Un coraggioso esperimento, un documentario di grande vitalità e un racconto in presa diretta di una storia realmente accaduta, tra il 14 e il 18 novembre 2013, sulla strada da Milano e Stoccolma. “Io sto con la sposa” è stato realizzato anche grazie ai centomila euro raccolti tramite crowdfunding ed è stato portato concorso alla settantunesima Mostra del Cinema del Festival di Venezia, nella sezione Orizzonti-Fuori.
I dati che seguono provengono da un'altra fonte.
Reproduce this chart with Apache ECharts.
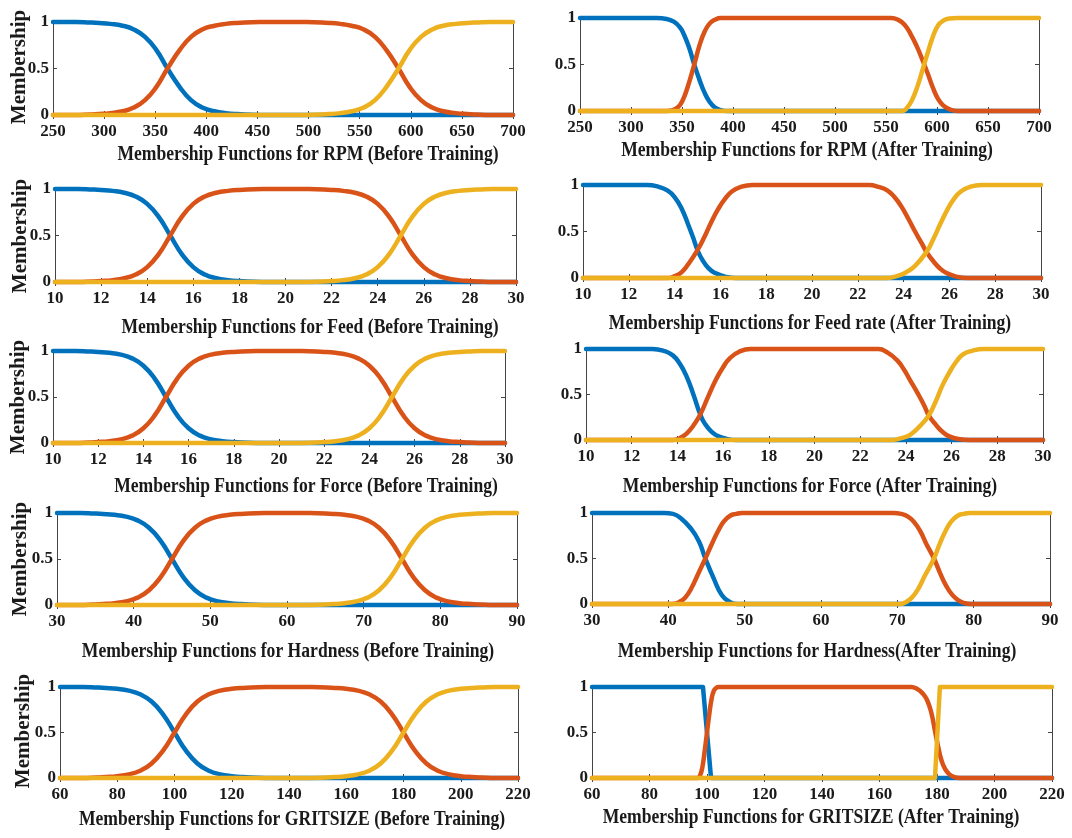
<!DOCTYPE html>
<html>
<head>
<meta charset="utf-8">
<title>Membership Functions</title>
<script src="https://cdn.jsdelivr.net/npm/echarts@6/dist/echarts.min.js"></script>
<style>
  html, body { margin: 0; padding: 0; background: #fff; }
  #chart { width: 1072px; height: 838px; }
</style>
</head>
<body>
<div id="chart"></div>
<script>
  // x axis ranges: [min, max, step]
  const rpmAxis = [250, 700, 50]
  const feedAxis = [10, 30, 2]
  const hardnessAxis = [30, 90, 10]
  const gritAxis = [60, 220, 20]
  const yAxisRange = [0, 1, 0.5]

  // before training: sample positions for each variable
  const rpmBeforeX = [250, 272, 286, 295, 306, 318, 329, 340, 351, 362, 374, 385, 396, 408, 419, 430, 452, 475, 498, 520, 531, 542, 554, 565, 576, 588, 599, 610, 621, 632, 644, 655, 664, 678, 700]
  const feedBeforeX = [10, 11, 11.6, 12, 12.5, 13, 13.5, 14, 14.5, 15, 15.5, 16, 16.5, 17, 17.5, 18, 19, 20, 21, 22, 22.5, 23, 23.5, 24, 24.5, 25, 25.5, 26, 26.5, 27, 27.5, 28, 28.4, 29, 30]
  const forceBeforeX = [10, 11, 11.6, 12, 12.5, 13, 13.5, 14, 14.5, 15, 15.5, 16, 16.5, 17, 17.5, 18, 19, 20, 21, 22, 22.5, 23, 23.5, 24, 24.5, 25, 25.5, 26, 26.5, 27, 27.5, 28, 28.4, 29, 30]
  const hardnessBeforeX = [30, 33, 34.8, 36, 37.5, 39, 40.5, 42, 43.5, 45, 46.5, 48, 49.5, 51, 52.5, 54, 57, 60, 63, 66, 67.5, 69, 70.5, 72, 73.5, 75, 76.5, 78, 79.5, 81, 82.5, 84, 85.2, 87, 90]
  const gritBeforeX = [60, 68, 72.8, 76, 80, 84, 88, 92, 96, 100, 104, 108, 112, 116, 120, 124, 132, 140, 148, 156, 160, 164, 168, 172, 176, 180, 184, 188, 192, 196, 200, 204, 207.2, 212, 220]

  // before training: the three curves look the same in every panel
  const beforeLow = [1, 1, 0.995, 0.99, 0.98, 0.96, 0.92, 0.84, 0.7, 0.5, 0.3, 0.16, 0.08, 0.04, 0.02, 0.01, 0, 0, 0, 0, 0, 0, 0, 0, 0, 0, 0, 0, 0, 0, 0, 0, 0, 0, 0]
  const beforeMid = [0, 0, 0.005, 0.01, 0.02, 0.04, 0.08, 0.16, 0.3, 0.5, 0.7, 0.84, 0.92, 0.96, 0.98, 0.99, 1, 1, 1, 0.99, 0.98, 0.96, 0.92, 0.84, 0.7, 0.5, 0.3, 0.16, 0.08, 0.04, 0.02, 0.01, 0.005, 0, 0]
  const beforeHigh = [0, 0, 0, 0, 0, 0, 0, 0, 0, 0, 0, 0, 0, 0, 0, 0, 0, 0, 0, 0.01, 0.02, 0.04, 0.08, 0.16, 0.3, 0.5, 0.7, 0.84, 0.92, 0.96, 0.98, 0.99, 0.995, 1, 1]

  // after training: [x, membership]
  const rpmAfterLow = [[250, 1], [325, 1], [335, 0.99], [342, 0.96], [348, 0.9], [352, 0.82], [357, 0.68], [362, 0.5], [367, 0.34], [372, 0.2], [377, 0.1], [382, 0.04], [388, 0.01], [395, 0], [700, 0]]
  const rpmAfterMid = [[250, 0], [335, 0], [341, 0.01], [346, 0.04], [350, 0.1], [355, 0.24], [362, 0.5], [367, 0.7], [372, 0.85], [377, 0.94], [382, 0.98], [388, 1], [555, 1], [562, 0.98], [568, 0.93], [574, 0.83], [580, 0.7], [586, 0.54], [591, 0.4], [596, 0.25], [601, 0.13], [606, 0.06], [612, 0.02], [620, 0], [700, 0]]
  const rpmAfterHigh = [[250, 0], [566, 0], [571, 0.04], [576, 0.13], [581, 0.27], [586, 0.45], [591, 0.63], [596, 0.8], [601, 0.92], [606, 0.97], [612, 0.995], [620, 1], [700, 1]]

  const feedAfterLow = [[10, 1], [12.8, 1], [13.3, 0.98], [13.7, 0.94], [14, 0.87], [14.3, 0.75], [14.6, 0.57], [14.8, 0.44], [15, 0.3], [15.2, 0.2], [15.5, 0.1], [15.8, 0.05], [16.2, 0.015], [16.7, 0], [30, 0]]
  const feedAfterMid = [[10, 0], [13.7, 0], [14, 0.02], [14.3, 0.06], [14.6, 0.15], [15, 0.3], [15.3, 0.44], [15.6, 0.6], [15.9, 0.74], [16.2, 0.85], [16.5, 0.93], [16.9, 0.98], [17.4, 1], [22.5, 1], [22.9, 0.98], [23.3, 0.94], [23.6, 0.87], [23.9, 0.77], [24.2, 0.64], [24.5, 0.5], [24.8, 0.37], [25, 0.28], [25.3, 0.18], [25.6, 0.1], [25.9, 0.05], [26.3, 0.015], [26.8, 0], [30, 0]]
  const feedAfterHigh = [[10, 0], [23.3, 0], [23.7, 0.02], [24.1, 0.06], [24.5, 0.13], [25, 0.28], [25.3, 0.42], [25.6, 0.58], [25.9, 0.73], [26.2, 0.85], [26.5, 0.93], [26.9, 0.98], [27.4, 1], [30, 1]]

  const forceAfterLow = [[10, 1], [12.9, 1], [13.4, 0.98], [13.8, 0.93], [14.1, 0.84], [14.4, 0.7], [14.7, 0.5], [15, 0.28], [15.2, 0.18], [15.5, 0.09], [15.8, 0.04], [16.2, 0.01], [16.6, 0], [30, 0]]
  const forceAfterMid = [[10, 0], [13.8, 0], [14.1, 0.02], [14.4, 0.07], [14.7, 0.16], [15, 0.28], [15.35, 0.48], [15.7, 0.67], [16, 0.8], [16.3, 0.9], [16.7, 0.97], [17.2, 1], [22.8, 1], [23.2, 0.96], [23.6, 0.88], [23.9, 0.78], [24.2, 0.65], [24.5, 0.52], [24.8, 0.38], [25, 0.27], [25.3, 0.17], [25.6, 0.09], [25.9, 0.04], [26.3, 0.01], [26.8, 0], [30, 0]]
  const forceAfterHigh = [[10, 0], [23.4, 0], [23.8, 0.02], [24.2, 0.06], [24.6, 0.15], [25, 0.27], [25.3, 0.42], [25.6, 0.6], [25.9, 0.74], [26.2, 0.86], [26.5, 0.94], [26.9, 0.98], [27.4, 1], [30, 1]]

  const hardnessAfterLow = [[30, 1], [39.5, 1], [40.6, 0.99], [41.6, 0.945], [42.9, 0.835], [44, 0.69], [44.85, 0.5], [45.9, 0.29], [47, 0.1], [48.1, 0.02], [49, 0], [90, 0]]
  const hardnessAfterMid = [[30, 0], [40.5, 0], [41.4, 0.02], [42.2, 0.07], [43, 0.17], [43.9, 0.33], [44.85, 0.5], [45.7, 0.66], [46.5, 0.8], [47.3, 0.91], [48.1, 0.97], [48.9, 0.99], [49.6, 1], [69.5, 1], [70.5, 0.99], [71.4, 0.96], [72.2, 0.9], [73, 0.8], [73.8, 0.66], [74.8, 0.5], [75.6, 0.34], [76.4, 0.2], [77.2, 0.1], [78, 0.04], [78.8, 0.01], [79.6, 0], [90, 0]]
  const hardnessAfterHigh = [[30, 0], [70.3, 0], [71.1, 0.02], [71.9, 0.07], [72.7, 0.16], [73.6, 0.31], [74.8, 0.5], [75.5, 0.65], [76.3, 0.8], [77.1, 0.91], [77.9, 0.97], [78.7, 0.99], [79.5, 1], [90, 1]]

  const gritAfterLow = [[60, 1], [98.6, 1], [101.4, 0], [220, 0]]
  const gritAfterMid = [[60, 0], [96.8, 0], [97.6, 0.03], [98.4, 0.12], [99.2, 0.3], [100, 0.5], [100.8, 0.7], [101.6, 0.87], [102.4, 0.96], [103.2, 0.99], [104, 1], [171, 1], [173, 0.98], [175, 0.93], [176.5, 0.86], [178, 0.72], [179.4, 0.5], [180.5, 0.33], [181.5, 0.2], [182.8, 0.1], [184.3, 0.04], [186, 0.01], [188, 0], [220, 0]]
  const gritAfterHigh = [[60, 0], [179.3, 0], [181, 1], [220, 1]]

  const colors = ['#0072BD', '#D95319', '#EDB120']
  const font = '"Liberation Serif", "Times New Roman", serif'
  const ink = '#1a1a1a'

  const zip = (xs, ys) => xs.map((x, i) => [x, ys[i]])

  // sharp: curves drawn as straight segments (almost step-like)
  const panels = [
    { title: 'Membership Functions for RPM (Before Training)', axis: rpmAxis, lines: [zip(rpmBeforeX, beforeLow), zip(rpmBeforeX, beforeMid), zip(rpmBeforeX, beforeHigh)] },
    { title: 'Membership Functions for RPM (After Training)', axis: rpmAxis, lines: [rpmAfterLow, rpmAfterMid, rpmAfterHigh] },
    { title: 'Membership Functions for Feed (Before Training)', axis: feedAxis, lines: [zip(feedBeforeX, beforeLow), zip(feedBeforeX, beforeMid), zip(feedBeforeX, beforeHigh)] },
    { title: 'Membership Functions for Feed rate (After Training)', axis: feedAxis, lines: [feedAfterLow, feedAfterMid, feedAfterHigh] },
    { title: 'Membership Functions for Force (Before Training)', axis: feedAxis, lines: [zip(forceBeforeX, beforeLow), zip(forceBeforeX, beforeMid), zip(forceBeforeX, beforeHigh)] },
    { title: 'Membership Functions for Force (After Training)', axis: feedAxis, lines: [forceAfterLow, forceAfterMid, forceAfterHigh] },
    { title: 'Membership Functions for Hardness (Before Training)', axis: hardnessAxis, lines: [zip(hardnessBeforeX, beforeLow), zip(hardnessBeforeX, beforeMid), zip(hardnessBeforeX, beforeHigh)] },
    { title: 'Membership Functions for Hardness(After Training)', axis: hardnessAxis, lines: [hardnessAfterLow, hardnessAfterMid, hardnessAfterHigh] },
    { title: 'Membership Functions for GRITSIZE (Before Training)', axis: gritAxis, lines: [zip(gritBeforeX, beforeLow), zip(gritBeforeX, beforeMid), zip(gritBeforeX, beforeHigh)] },
    { title: 'Membership Functions for GRITSIZE (After Training)', axis: gritAxis, lines: [gritAfterLow, gritAfterMid, gritAfterHigh], sharp: [true, false, true] }
  ]

  // plot boxes [left, top, width, height] and title centres, as in the figure
  const boxes = [
    [53, 22, 460, 93], [580, 18, 459, 93],
    [55, 189, 461, 93], [583, 185, 458, 93],
    [53, 351, 452, 92], [586, 349, 457, 91],
    [57, 513, 460, 92], [592, 513, 458, 91],
    [60, 687, 458, 91], [592, 687, 460, 91]
  ]
  const titlePos = [[308, 155], [807, 151], [310, 328], [810, 324], [306, 487], [810, 487], [288, 652], [817, 652], [292, 820], [811, 818]]
  const ylabelPos = [[20, 67], [21, 236], [19, 397], [21, 559], [24, 731]]

  const axisLine = { show: true, lineStyle: { color: '#444', width: 1 } }
  const tick = { show: true, inside: true, length: 4, lineStyle: { color: '#444' } }
  const tickLabel = { fontFamily: font, fontWeight: 'bold', fontSize: 17, color: ink }

  const grid = []
  const xAxis = []
  const yAxis = []
  const series = []
  const graphic = []

  panels.forEach((p, i) => {
    const b = boxes[i]
    grid.push({ left: b[0], top: b[1], width: b[2], height: b[3] })
    const [min, max, step] = p.axis
    xAxis.push({ gridIndex: i, type: 'value', min, max, interval: step, axisLine, axisTick: tick, splitLine: { show: false }, axisLabel: { ...tickLabel, margin: 8 } })
    xAxis.push({ gridIndex: i, type: 'value', position: 'top', min, max, interval: step, axisLine, axisTick: tick, splitLine: { show: false }, axisLabel: { show: false } })
    yAxis.push({ gridIndex: i, type: 'value', min: yAxisRange[0], max: yAxisRange[1], interval: yAxisRange[2], axisLine, axisTick: tick, splitLine: { show: false }, axisLabel: { ...tickLabel, margin: 4 } })
    yAxis.push({ gridIndex: i, type: 'value', position: 'right', min: yAxisRange[0], max: yAxisRange[1], interval: yAxisRange[2], axisLine, axisTick: tick, splitLine: { show: false }, axisLabel: { show: false } })

    p.lines.forEach((data, k) => {
      const sharp = p.sharp && p.sharp[k]
      series.push({
        type: 'line',
        xAxisIndex: i * 2,
        yAxisIndex: i * 2,
        data,
        showSymbol: false,
        smooth: sharp ? false : 0.5,
        clip: false,
        lineStyle: { color: colors[k], width: 4.5, join: 'round', cap: 'round' },
        emphasis: { disabled: true },
        silent: true
      })
    })

    // titles in the figure are a narrow, tall Times face
    graphic.push({
      type: 'text',
      x: titlePos[i][0],
      y: titlePos[i][1],
      scaleX: 0.88,
      style: { text: p.title, fontFamily: font, fontWeight: 'bold', fontSize: 20, fill: ink, align: 'center', verticalAlign: 'middle' }
    })
  })

  ylabelPos.forEach(([x, y]) => {
    graphic.push({
      type: 'text',
      x,
      y,
      rotation: Math.PI / 2,
      style: { text: 'Membership', fontFamily: font, fontWeight: 'bold', fontSize: 21, fill: ink, align: 'center', verticalAlign: 'middle' }
    })
  })

  const chart = echarts.init(document.getElementById('chart'))
  chart.setOption({
    animation: false,
    backgroundColor: '#fff',
    grid,
    xAxis,
    yAxis,
    series,
    graphic
  })
</script>
</body>
</html>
Si aggiudica tre dei premi collaterali che annualmente vengono assegnati durante il Festival: il Premio FEDIC, il premio HRNs – Human Rights Nights Award per il Cinema dei Diritti Umani e il Premio di critica sociale Sorriso diverso Venezia 2014.
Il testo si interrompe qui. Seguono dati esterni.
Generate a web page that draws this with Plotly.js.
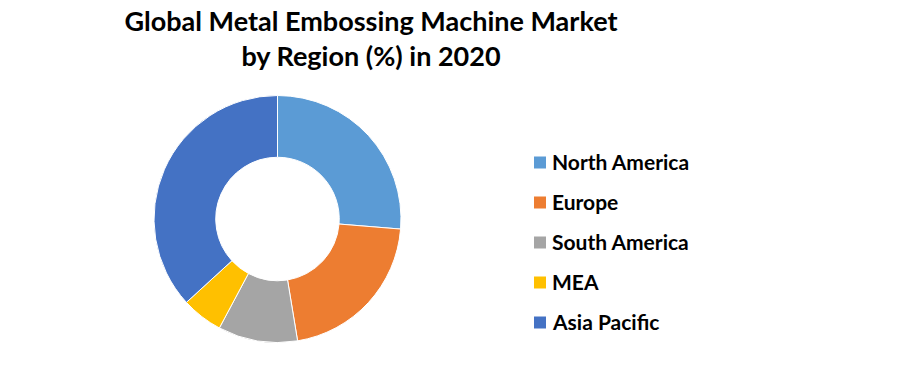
<!DOCTYPE html>
<html>
<head>
<meta charset="utf-8">
<script src="https://cdn.plot.ly/plotly-3.0.1.min.js"></script>
<style>html,body{margin:0;padding:0;background:#fff;}#chart{width:897px;height:383px;}</style>
</head>
<body>
<div id="chart"></div>
<script>
const regions = ["North America", "Europe", "South America", "MEA", "Asia Pacific"];
const shares = [26.3, 21.1, 10.4, 5.4, 36.8];
const colors = ["#5B9BD5", "#ED7D31", "#A5A5A5", "#FFC000", "#4472C4"];

const W = 897, H = 383;
const legendX = 534, legendY0 = 162.5, legendStep = 40, sq = 12;

const shapes = [], annotations = [];
regions.forEach((r, i) => {
  const cy = legendY0 + i * legendStep;
  shapes.push({type: "rect", xref: "paper", yref: "paper",
    x0: legendX / W, x1: (legendX + sq) / W,
    y0: 1 - (cy + sq / 2) / H, y1: 1 - (cy - sq / 2) / H,
    fillcolor: colors[i], line: {width: 0}});
  annotations.push({xref: "paper", yref: "paper", x: (legendX + sq + 4) / W, y: 1 - (cy - 1) / H,
    xanchor: "left", yanchor: "middle", showarrow: false, text: "<b>" + r + "</b>",
    font: {family: "Lato, 'Open Sans', sans-serif", size: 21, color: "#000"}});
});

const data = [{
  type: "pie", labels: regions, values: shares, hole: 0.5, sort: false,
  direction: "clockwise", rotation: 0,
  marker: {colors: colors, line: {color: "#fff", width: 1}},
  textinfo: "none", hoverinfo: "label+percent",
  domain: {x: [154 / W, 401 / W], y: [1 - 342.5 / H, 1 - 95.5 / H]}
}];

const layout = {
  width: W, height: H, margin: {l: 0, r: 0, t: 0, b: 0},
  paper_bgcolor: "#fff", plot_bgcolor: "#fff", showlegend: false,
  title: {text: "<b>Global Metal Embossing Machine Market<br>by Region (%) in 2020</b>",
    x: 371 / W, xanchor: "center", xref: "paper", y: 1 - 31 / H, yanchor: "top", yref: "container",
    font: {family: "Lato, 'Open Sans', sans-serif", size: 27, color: "#000"}},
  shapes: shapes, annotations: annotations
};
Plotly.newPlot("chart", data, layout, {displayModeBar: false, staticPlot: true});
</script>
</body>
</html>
É stato definito un docufilm, forse unico nel suo genere.
I registi Antonio Augugliaro, Khaled Soliman e Gabriele Del Grande incontrano a Milano cinque connazionali sbarcati a Lampedusa in fuga dalla guerra; decidono così di aiutarli a proseguire il loro viaggio clandestino verso la Svezia, unico paese europeo che, dal settembre 2013, concede ai siriani la possibilità di soggiornare entro i suoi confini nel momento in cui essi stessi ne facciano richiesta.
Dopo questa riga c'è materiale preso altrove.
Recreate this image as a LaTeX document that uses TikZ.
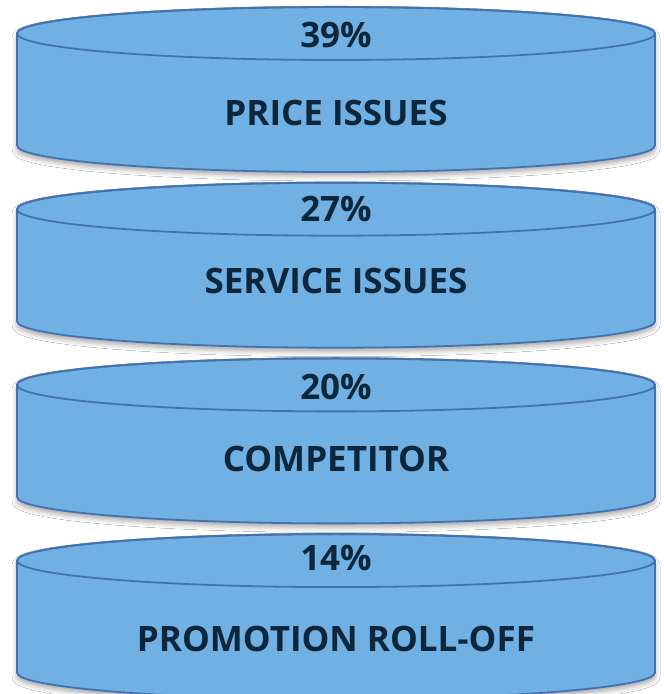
\documentclass[tikz,border=0pt]{standalone}
\usepackage{fontspec}
\setmainfont{Open Sans}
\usetikzlibrary{shadows.blur}

\definecolor{discfill}{RGB}{112,176,226}
\definecolor{discline}{RGB}{66,114,180}
\definecolor{disctext}{RGB}{12,38,60}

\tikzset{
  disc/.style={fill=discfill, draw=discline, line width=1.8pt, line join=round},
  discshadow/.style={blur shadow={shadow xshift=0pt, shadow yshift=-4pt,
      shadow blur radius=5pt, shadow opacity=35}},
  lbl/.style={text=disctext, font=\fontsize{35}{38}\selectfont\bfseries,
      inner sep=0pt, anchor=center},
}

% one disc: #1 = centre of its top ellipse (y measured upwards)
\newcommand{\drawdisc}[1]{%
  \path[disc, discshadow]
    (17,#1) -- (17,#1-112)
    arc[start angle=180, end angle=360, x radius=319pt, y radius=26.5pt]
    -- (655,#1)
    arc[start angle=0, end angle=180, x radius=319pt, y radius=26.5pt]
    -- cycle;
  \draw[disc, fill=none] (336,#1) ellipse[x radius=319pt, y radius=26.5pt];
}

\begin{document}
\begin{tikzpicture}[x=1pt, y=1pt]
  \useasboundingbox[fill=white] (0,0) rectangle (664,694);

  \drawdisc{660.5}
  \drawdisc{484.8}
  \drawdisc{309.1}
  \drawdisc{133.4}

  \node[lbl] (p1) at (336,659) {39\%};
  \node[lbl] (t1) at (336,581) {PRICE ISSUES};
  \node[lbl] (p2) at (336,485.5) {27\%};
  \node[lbl] (t2) at (336,413) {SERVICE ISSUES};
  \node[lbl] (p3) at (336,307.5) {20\%};
  \node[lbl] (t3) at (336,235.5) {COMPETITOR};
  \node[lbl] (p4) at (336,136) {14\%};
  \node[lbl] (t4) at (336,55.5) {PROMOTION ROLL-OFF};
\end{tikzpicture}
\end{document}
Pur di aiutare dei profughi compiono un vero e proprio gesto da “fuorilegge”: rischiano non solo un mare di debiti ma anche quindici anni di carcere.
Per evitare di essere arrestati come contrabbandieri mettono in scena un finto matrimonio, coinvolgendo un’amica palestinese che si travestirà da sposa e una decina di amici tra siriani e italiani che si travestiranno da invitati. In questo modo non attireranno l’attenzione di nessun vigilante e, così mascherati, attraverseranno mezza Europa in un viaggio di quattro giorni e tremila chilometri. Un cammino carico di emozioni, un viaggio che porta con sé la speranza della libertà e che, oltre a raccontare le storie e i sogni dei cinque in fuga e dei loro speciali contrabbandieri, mostra un’Europa sconosciuta, un’Europa transnazionale, asettica, solidale e goliardica che riesce a farsi beffe delle leggi e dei controlli.
Ѐ chiaramente un film schierato, impudente e per certi versi radicale. Nonostante questo, al di là della curiosità o della sorpresa che può generare, nasconde al suo interno una forza dirompente, sia simbolica sia anarchica, che non è solo sfacciataggine ma è voglia di documentare il paradosso contemporaneo di chi, nel momento in cui decide di abbandonare il luogo in cui è nato e cresciuto, diventa solo un numero tra tanti. Ѐ anche voglia di trasmettere un lungo messaggio di speranza e di libertà, simboleggiata dall’abito bianco nuziale, indossato come un lasciapassare durante tutto il film.
Un’operazione cinematografica interessante e attuale, un’attività di osservazione concepita in modo diretto e immersivo in cui gli autori si sono messi in gioco, non solo come registi ma ancor prima come uomini.
In virtù di una semplicità non mediata, di una trasparenza che mostra, senza troppi ornamenti, una possibile e necessaria direzione al panorama cinematografico italiano, “Io sto con la sposa” può considerarsi un film importante. Non solo è stato realizzato fuori da qualsiasi criterio produttivo, politico, parrocchiale, ma anche perché trasforma il racconto diretto, doloroso, vissuto in prima persona, in un momento di cinema politico tangibile e fuori da qualsiasi struttura ideologica.